I've heard the story before. A pitcher is warming up and everybody knows Ted is going to get intentionally walked but he stays real close to the batter's box to time the pitcher. He then calls up Mickey Vernon to come on over and Ted starts to give him pointers on the pitcher. The pitcher lets loose a pitch that goes whizzing by them. The pitcher is Tommy Byrne.

He did, but this story actually appears in his book of line-ups.

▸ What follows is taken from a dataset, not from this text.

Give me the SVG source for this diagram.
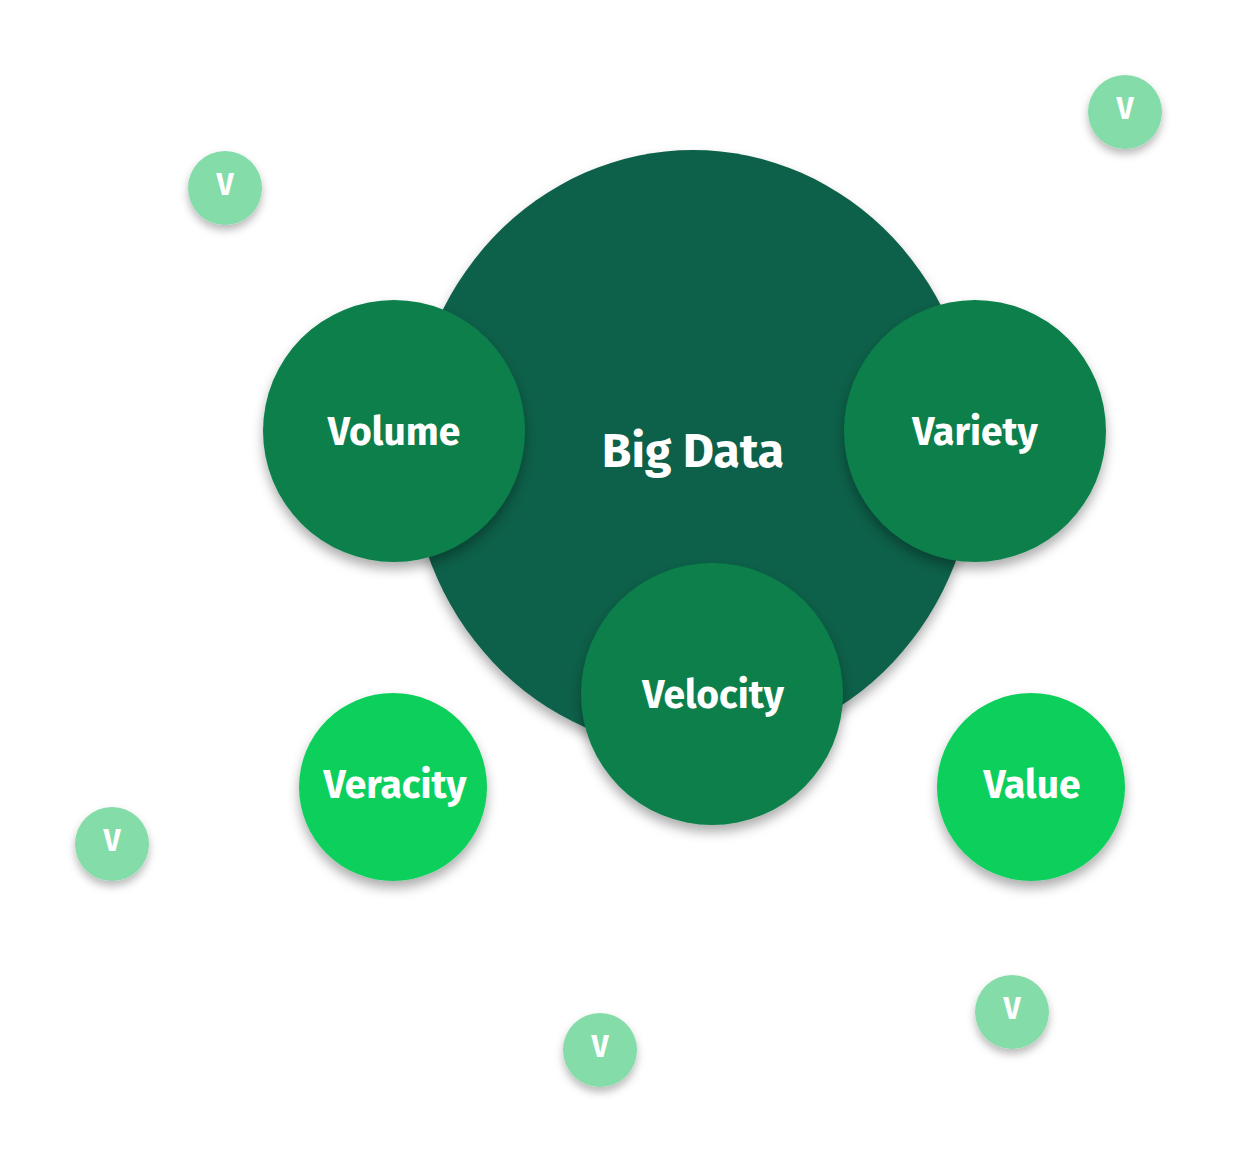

I don't recall ever seeing it in there. Google books brings up nothing on it in the book. But Rob's tracer book does mention Morty's legend. Ted, Mickey, and Tommy Reading that one I discover that Rob did in fact do the Ramos story already.
   24. Morty Causa Posted: January 03, 2011 at 03:21 AM (#3722143)
Thanks. Just goes to show you--I was relying on my memory of what I had read in My Turn At Bat. I wish my copy had an index.
   25. Cyril Morong Posted: January 07, 2011 at 09:16 PM (#3726088)
The Biographical Encyclopedia of Baseball has almost the same story about Ted Williams and Dizzy Trout. Page 1145, the entry on Trout. It does not say which year.
   26. gef, talking mongoose & vexatious litigant Posted: January 07, 2011 at 09:22 PM (#3726092)

You know if this ever occurred: Late in his career, the Red Sox are playing the Yankees and Williams is at bat against Ryne Duren. Mantle is leading the bench jockeying, all jocular and in good fun, I'm sure, about how Williams is too old to pull Duren. Duren's first pitch is a wild pitch over Williams head. Mantle almost falls off the bench he's laughing so hard. Williams, as is his wont when at the plate, shows no emotion whatsoever. The next pitch is a strike and Williams pulls it hard--it goes through the Yankee dugout like heat-seeking missile. Towels and gloves fly every which way as players are upended by the caroming ball through the dugout. Mantle retains his irrepressible good humor, though, and leading his fellow teammates out of the dugout waves a white towel in surrender at Williams. I sure hope it's true. Great story that says something about two stars of mythic proportions.


Now everyone in your little anecdote is dead. I hope to god you're happy.